More than 100 people gathered at the Interfaith Peace Chapel Monday evening, Nov. 20, to commemorate 2017 Transgender Day of Remembrance.
Between reading the names and circumstances of the deaths of trans people murdered over the past year, several trans people and family members told their stories. What the murders have in common is their brutality — stabbings, multiple gun shots, decapitations, being burned alive.
Marcy Sutton, mother of Gwynevere River Song, a trans woman murdered in Waxahachie earlier this year, said it’s not just trans people who lose their families when they come out or transition; supportive family members also lose their families.
“I’m here because I need a family,” Sutton said. As she came off the stage she was surrounded by people hugging her.
Pam Curry gave a brief history of TDOR in Dallas. She recalled approaching the Rev.

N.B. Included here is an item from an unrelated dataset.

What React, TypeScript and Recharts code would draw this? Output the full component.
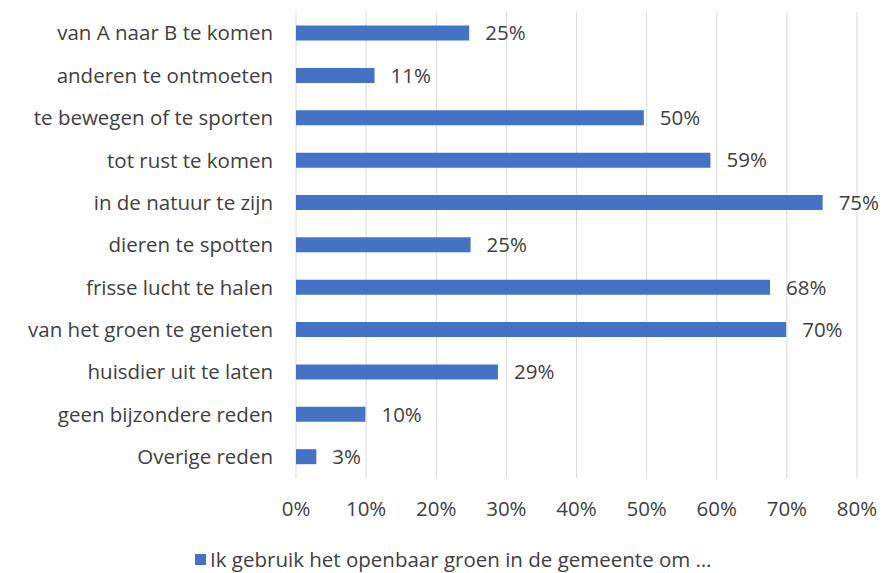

Mona West in 2002 when West was a Cathedral of Hope pastor, and together they organized the first commemoration in Dallas.

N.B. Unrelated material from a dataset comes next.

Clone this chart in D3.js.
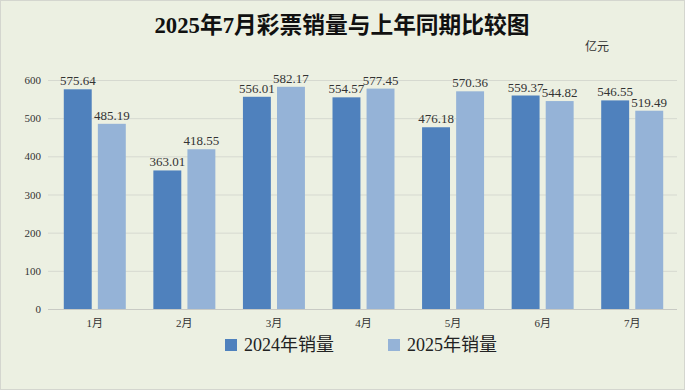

Rachel Gonzales, who calls herself a mama bear, is a member of the largest group of mama bears and papa bears in the U.S. She has a seven-year-old trans daughter, and she thanked the trans community gathered for the service for making her daughter’s life easier.
“My daughter’s life will be better and safer because you’re paving the way,” Gonzalez said.
Although the evening wasn’t a celebration, but instead a sad remembrance of the largest number of transgender people murdered in one year, several people noted after the ceremony that in an historic election earlier this month, seven trans people were elected to public offices around the country.
After the ceremony at the Peace Chapel, a group headed to the Legacy of Love monument on Cedar Springs Road for a candlelight vigil and to read the names of the murdered again.